[Saved data entries]
--- Begin ---
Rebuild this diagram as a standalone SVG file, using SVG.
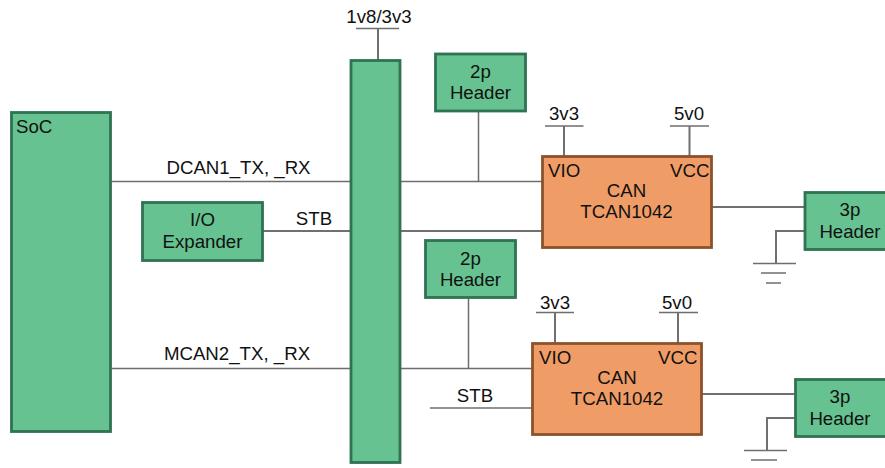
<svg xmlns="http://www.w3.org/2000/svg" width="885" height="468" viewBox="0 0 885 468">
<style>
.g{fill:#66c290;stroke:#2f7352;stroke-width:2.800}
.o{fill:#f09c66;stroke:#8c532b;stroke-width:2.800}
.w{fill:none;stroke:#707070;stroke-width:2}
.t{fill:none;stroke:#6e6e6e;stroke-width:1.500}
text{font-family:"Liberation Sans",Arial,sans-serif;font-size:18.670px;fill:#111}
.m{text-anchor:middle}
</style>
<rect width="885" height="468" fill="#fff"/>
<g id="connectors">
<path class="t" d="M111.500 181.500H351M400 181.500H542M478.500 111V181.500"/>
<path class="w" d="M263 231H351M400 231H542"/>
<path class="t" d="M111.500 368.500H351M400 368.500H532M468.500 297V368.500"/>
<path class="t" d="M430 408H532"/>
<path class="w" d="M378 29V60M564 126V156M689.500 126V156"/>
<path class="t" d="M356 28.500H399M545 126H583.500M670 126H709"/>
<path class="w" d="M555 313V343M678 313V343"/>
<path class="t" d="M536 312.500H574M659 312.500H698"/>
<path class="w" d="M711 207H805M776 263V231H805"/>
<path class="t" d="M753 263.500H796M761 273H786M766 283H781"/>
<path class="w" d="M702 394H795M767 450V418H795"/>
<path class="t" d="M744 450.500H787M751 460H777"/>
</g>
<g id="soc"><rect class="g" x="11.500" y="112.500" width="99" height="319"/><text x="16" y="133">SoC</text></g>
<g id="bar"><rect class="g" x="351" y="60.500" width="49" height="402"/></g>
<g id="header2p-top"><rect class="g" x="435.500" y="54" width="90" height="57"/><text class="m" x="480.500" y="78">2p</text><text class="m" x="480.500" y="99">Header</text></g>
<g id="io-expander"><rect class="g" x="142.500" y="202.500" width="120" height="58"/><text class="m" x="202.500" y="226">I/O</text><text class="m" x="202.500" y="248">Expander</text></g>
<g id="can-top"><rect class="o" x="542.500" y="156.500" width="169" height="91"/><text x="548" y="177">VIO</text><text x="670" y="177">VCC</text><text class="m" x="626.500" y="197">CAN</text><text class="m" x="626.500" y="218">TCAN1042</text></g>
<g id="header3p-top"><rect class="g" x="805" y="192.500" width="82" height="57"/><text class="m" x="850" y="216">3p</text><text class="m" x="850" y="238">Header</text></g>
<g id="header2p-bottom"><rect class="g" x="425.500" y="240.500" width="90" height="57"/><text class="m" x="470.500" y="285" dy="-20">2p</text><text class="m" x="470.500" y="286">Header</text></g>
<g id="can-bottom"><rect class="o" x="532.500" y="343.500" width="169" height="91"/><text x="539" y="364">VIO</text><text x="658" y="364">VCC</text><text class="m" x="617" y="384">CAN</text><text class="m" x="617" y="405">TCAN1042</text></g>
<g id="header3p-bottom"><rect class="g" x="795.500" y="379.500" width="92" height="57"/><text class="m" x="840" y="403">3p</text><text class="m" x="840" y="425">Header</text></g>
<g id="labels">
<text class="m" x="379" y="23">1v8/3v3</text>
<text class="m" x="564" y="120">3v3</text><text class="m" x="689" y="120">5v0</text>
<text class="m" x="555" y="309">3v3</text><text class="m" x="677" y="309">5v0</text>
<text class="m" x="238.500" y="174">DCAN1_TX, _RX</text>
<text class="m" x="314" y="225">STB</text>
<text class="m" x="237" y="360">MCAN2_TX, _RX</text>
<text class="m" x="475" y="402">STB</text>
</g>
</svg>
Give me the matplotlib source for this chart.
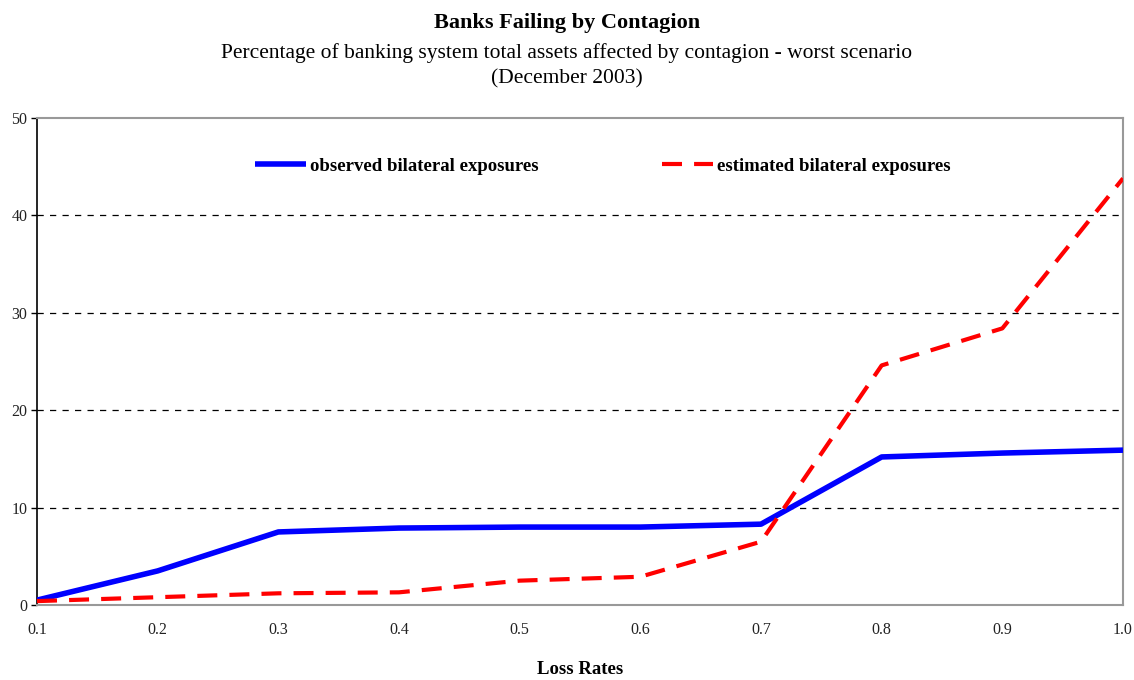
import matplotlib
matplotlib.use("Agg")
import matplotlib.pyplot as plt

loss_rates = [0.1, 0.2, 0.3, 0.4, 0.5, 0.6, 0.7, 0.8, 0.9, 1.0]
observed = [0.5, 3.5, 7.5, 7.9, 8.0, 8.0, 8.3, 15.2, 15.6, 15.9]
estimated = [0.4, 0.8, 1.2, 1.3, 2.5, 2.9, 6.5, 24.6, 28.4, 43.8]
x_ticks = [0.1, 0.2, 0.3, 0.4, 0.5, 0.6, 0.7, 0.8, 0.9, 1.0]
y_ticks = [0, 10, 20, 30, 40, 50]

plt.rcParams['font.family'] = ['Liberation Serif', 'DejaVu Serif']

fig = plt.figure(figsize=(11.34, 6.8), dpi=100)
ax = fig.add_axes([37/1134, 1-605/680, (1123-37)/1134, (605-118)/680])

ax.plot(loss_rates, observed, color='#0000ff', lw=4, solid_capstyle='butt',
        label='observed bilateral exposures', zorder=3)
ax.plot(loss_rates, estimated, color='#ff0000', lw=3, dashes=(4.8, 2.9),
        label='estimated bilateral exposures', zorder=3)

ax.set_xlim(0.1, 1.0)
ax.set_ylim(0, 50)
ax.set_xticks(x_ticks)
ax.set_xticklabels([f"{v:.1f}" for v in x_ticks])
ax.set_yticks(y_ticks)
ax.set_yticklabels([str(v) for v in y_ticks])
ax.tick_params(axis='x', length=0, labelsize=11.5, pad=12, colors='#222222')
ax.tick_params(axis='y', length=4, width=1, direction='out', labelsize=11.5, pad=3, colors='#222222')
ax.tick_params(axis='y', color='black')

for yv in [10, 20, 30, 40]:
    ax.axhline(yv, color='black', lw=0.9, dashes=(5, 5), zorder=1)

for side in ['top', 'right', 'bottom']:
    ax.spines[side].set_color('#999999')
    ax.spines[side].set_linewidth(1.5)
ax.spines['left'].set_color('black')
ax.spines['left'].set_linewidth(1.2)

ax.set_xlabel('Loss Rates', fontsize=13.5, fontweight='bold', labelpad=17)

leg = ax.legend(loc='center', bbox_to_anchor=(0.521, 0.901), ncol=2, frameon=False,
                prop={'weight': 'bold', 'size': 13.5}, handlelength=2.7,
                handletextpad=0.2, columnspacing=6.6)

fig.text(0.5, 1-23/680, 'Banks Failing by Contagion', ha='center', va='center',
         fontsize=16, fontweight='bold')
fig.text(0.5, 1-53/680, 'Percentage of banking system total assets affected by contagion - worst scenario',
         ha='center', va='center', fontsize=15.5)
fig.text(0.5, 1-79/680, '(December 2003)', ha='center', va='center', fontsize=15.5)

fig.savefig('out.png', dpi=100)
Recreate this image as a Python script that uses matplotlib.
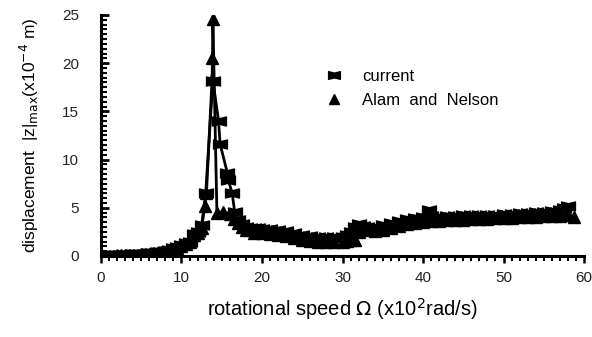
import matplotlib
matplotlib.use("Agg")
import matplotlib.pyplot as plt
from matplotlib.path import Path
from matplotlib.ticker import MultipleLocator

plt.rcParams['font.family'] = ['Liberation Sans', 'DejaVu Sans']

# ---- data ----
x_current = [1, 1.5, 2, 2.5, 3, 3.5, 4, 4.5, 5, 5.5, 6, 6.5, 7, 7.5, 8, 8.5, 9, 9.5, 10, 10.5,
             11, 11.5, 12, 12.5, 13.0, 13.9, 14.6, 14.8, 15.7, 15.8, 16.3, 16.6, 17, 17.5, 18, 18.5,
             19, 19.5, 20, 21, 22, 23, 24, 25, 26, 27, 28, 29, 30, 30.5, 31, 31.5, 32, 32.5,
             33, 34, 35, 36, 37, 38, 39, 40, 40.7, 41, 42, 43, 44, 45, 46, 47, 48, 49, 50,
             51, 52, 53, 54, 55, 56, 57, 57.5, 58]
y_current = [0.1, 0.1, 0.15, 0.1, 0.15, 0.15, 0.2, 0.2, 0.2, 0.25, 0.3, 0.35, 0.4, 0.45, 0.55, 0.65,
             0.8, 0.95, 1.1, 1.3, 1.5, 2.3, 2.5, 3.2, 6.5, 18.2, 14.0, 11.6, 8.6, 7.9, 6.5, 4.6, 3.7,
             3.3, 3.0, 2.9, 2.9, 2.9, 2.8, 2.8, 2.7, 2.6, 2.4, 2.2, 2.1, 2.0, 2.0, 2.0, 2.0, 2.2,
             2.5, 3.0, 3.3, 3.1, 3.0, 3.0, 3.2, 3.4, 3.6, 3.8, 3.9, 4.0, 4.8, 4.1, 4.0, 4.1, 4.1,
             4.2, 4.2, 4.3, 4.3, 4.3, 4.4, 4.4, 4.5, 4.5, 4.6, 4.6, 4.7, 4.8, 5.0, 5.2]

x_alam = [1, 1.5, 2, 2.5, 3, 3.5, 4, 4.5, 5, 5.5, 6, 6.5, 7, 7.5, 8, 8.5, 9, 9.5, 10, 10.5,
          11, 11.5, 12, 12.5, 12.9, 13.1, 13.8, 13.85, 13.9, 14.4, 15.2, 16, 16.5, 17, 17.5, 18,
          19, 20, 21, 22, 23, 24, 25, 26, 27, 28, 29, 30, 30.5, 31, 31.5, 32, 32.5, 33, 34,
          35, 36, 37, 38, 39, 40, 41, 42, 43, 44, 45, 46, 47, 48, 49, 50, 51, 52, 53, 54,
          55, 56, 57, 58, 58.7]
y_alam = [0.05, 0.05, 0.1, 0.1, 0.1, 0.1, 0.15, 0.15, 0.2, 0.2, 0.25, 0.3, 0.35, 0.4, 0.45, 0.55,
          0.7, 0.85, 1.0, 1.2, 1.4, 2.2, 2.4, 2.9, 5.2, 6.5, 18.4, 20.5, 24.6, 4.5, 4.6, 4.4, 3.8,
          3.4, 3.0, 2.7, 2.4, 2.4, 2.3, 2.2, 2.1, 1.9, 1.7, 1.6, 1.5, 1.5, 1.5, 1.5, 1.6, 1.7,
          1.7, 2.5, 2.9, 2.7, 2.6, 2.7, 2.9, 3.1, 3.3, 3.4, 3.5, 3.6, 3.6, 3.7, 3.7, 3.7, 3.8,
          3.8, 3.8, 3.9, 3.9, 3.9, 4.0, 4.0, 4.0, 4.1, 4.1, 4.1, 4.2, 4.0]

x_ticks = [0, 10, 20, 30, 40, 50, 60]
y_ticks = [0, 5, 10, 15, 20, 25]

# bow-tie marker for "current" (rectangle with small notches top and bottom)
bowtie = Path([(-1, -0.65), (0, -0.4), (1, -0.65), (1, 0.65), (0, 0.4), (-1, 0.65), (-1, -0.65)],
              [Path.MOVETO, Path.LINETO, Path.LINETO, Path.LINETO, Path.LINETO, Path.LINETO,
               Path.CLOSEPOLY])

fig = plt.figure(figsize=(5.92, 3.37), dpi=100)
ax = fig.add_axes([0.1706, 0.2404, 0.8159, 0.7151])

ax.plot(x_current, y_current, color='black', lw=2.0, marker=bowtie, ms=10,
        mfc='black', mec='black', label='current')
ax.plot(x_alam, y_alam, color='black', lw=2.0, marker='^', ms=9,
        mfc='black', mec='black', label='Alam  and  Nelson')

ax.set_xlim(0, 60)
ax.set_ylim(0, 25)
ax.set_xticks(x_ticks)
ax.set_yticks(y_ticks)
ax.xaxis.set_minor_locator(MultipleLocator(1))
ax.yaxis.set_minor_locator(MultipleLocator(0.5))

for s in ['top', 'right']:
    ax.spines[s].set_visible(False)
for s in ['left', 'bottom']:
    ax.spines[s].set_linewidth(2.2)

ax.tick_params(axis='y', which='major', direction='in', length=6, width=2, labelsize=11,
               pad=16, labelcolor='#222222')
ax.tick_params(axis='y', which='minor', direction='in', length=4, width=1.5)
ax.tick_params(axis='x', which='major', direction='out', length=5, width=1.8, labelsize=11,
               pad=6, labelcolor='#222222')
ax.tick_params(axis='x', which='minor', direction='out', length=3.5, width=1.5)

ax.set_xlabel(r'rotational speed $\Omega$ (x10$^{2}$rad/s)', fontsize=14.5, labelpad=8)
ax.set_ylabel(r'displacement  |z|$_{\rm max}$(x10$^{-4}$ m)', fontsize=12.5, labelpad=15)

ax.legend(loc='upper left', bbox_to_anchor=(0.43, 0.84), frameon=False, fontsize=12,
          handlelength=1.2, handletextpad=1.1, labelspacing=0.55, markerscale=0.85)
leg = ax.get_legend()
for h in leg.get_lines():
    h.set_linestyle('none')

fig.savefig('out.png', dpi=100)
--- End ---
[Exercise task] Looking above, find the stretch of lines that opens with the one holding "Recreate this image" and closes with the one holding "plt.rcParams['font.family'] = ['Liberation Sans', 'DejaVu". Copy it exactly, pictures excluded.

[Written response]
Recreate this image as a Python script that uses matplotlib.
import matplotlib
matplotlib.use("Agg")
import matplotlib.pyplot as plt
from matplotlib.path import Path
from matplotlib.ticker import MultipleLocator

plt.rcParams['font.family'] = ['Liberation Sans', 'DejaVu Sans']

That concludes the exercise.